With a majority of the population in work, even in the worst years of the depression, most people in Britain were better off by 1939 than they had been ten years earlier. This was less because of substantial improvements in wages, though there were some, than because of the fall in the cost of living by almost a third during the inter-war period; a fall which the 1930s experienced as much as the 1920s and which especially affected the price of food and manufactured goods. The result was a quite perceptible improvement in the standard of comfort witnessed by many people, especially the middle classes. Though people in government service saw their wages cut in the trough of the depression from 1931 to 1934, they also benefited from the fall in prices and a greater disposable income because of smaller families. For many salaried people affluence began not in the 1950s but in the thirties, when it became possible for an average salaried person to buy his own house, usually on a mortgage, run a car, and begin to afford a range of consumer durables and household goods hitherto considered quite out of reach.
Some of the older myths on the economy and the standard of living had their parallel in the political arena. MacDonald’s decision to form a National Government and his ‘betrayal’ of the Labour Party have both heavily coloured existing interpretations of the politics of the thirties. Thus we tend to see the 1931 election disaster for Labour as a consequence of MacDonald’s betrayal. Yet the electoral unpopularity of the second Labour Government was clearly in evidence in the by-elections of 1929 to 1931. Labour would undoubtedly have lost any General Election in the early 1930s whether or not MacDonald had deserted the party.
Nor was 1931 the total electoral disaster for Labour that some historians have suggested. Labour secured more votes in 1931 than in any previous election except 1929. Labour even secured in 1931 a higher percentage share of votes cast than in December 1923 – the election which first brought Labour to power. The difference in 1931 was that Labour’s opponents were united, not that Labour had lost its basic core of working-class support. The events of 1931 did not break the Labour Party.
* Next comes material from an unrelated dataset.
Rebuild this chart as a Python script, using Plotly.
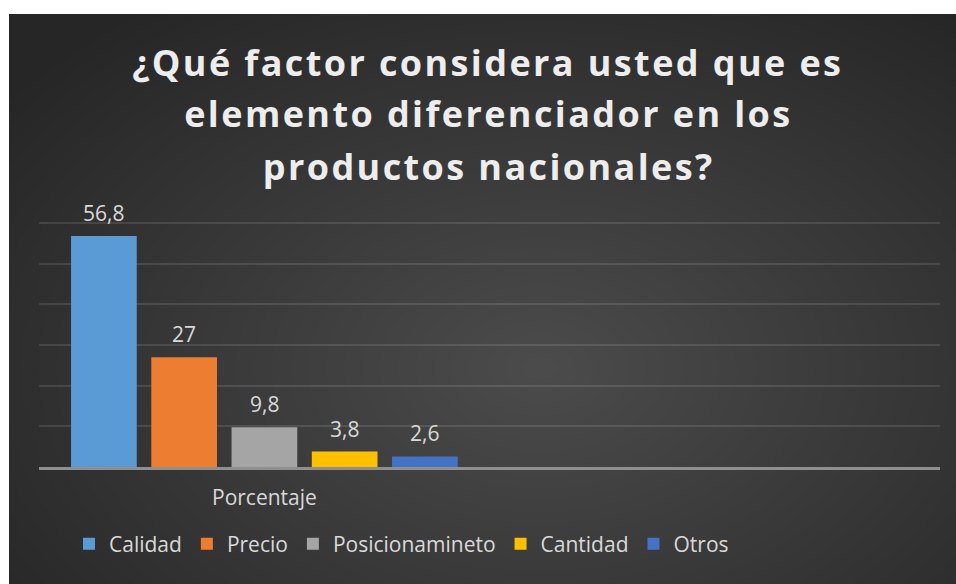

Its recovery after 1931, in local elections and by-elections, was rapid and impressive, but not as great as is sometimes argued. There still exists a myth concerning the Labour Party that, if a General Election had been held in 1939 or 1940, somehow Attlee would have led Labour to an electoral victory. There is simply no evidence to support this view. Certainly it cannot be interpreted from by-elections or municipal elections. The mood of public opinion only changed during the course of the war.
Indeed, there is a curious paradox in British politics. For just as Hitler aided Britain’s economic recovery (by spurring rearmament) so Hitler’s wars paved the road to Labour’s 1945 election victory. The Jarrow marchers may have shocked the conscience of the nation, but it was the events of Dunkirk and after that turned the tide of public opinion to Labour.
This book has attempted not merely to question the social and political myths of the ‘devil’s decade’ but to pose other questions. How prosperous was the England of the new industries? How depressed were the depressed areas? What, if anything, did the hunger marches achieve? Why were both the communists and fascists confined to the sidelines of British politics? Why did the electors vote as they did? Why was there no revolution in Britain? And what has been the real legacy of the slump?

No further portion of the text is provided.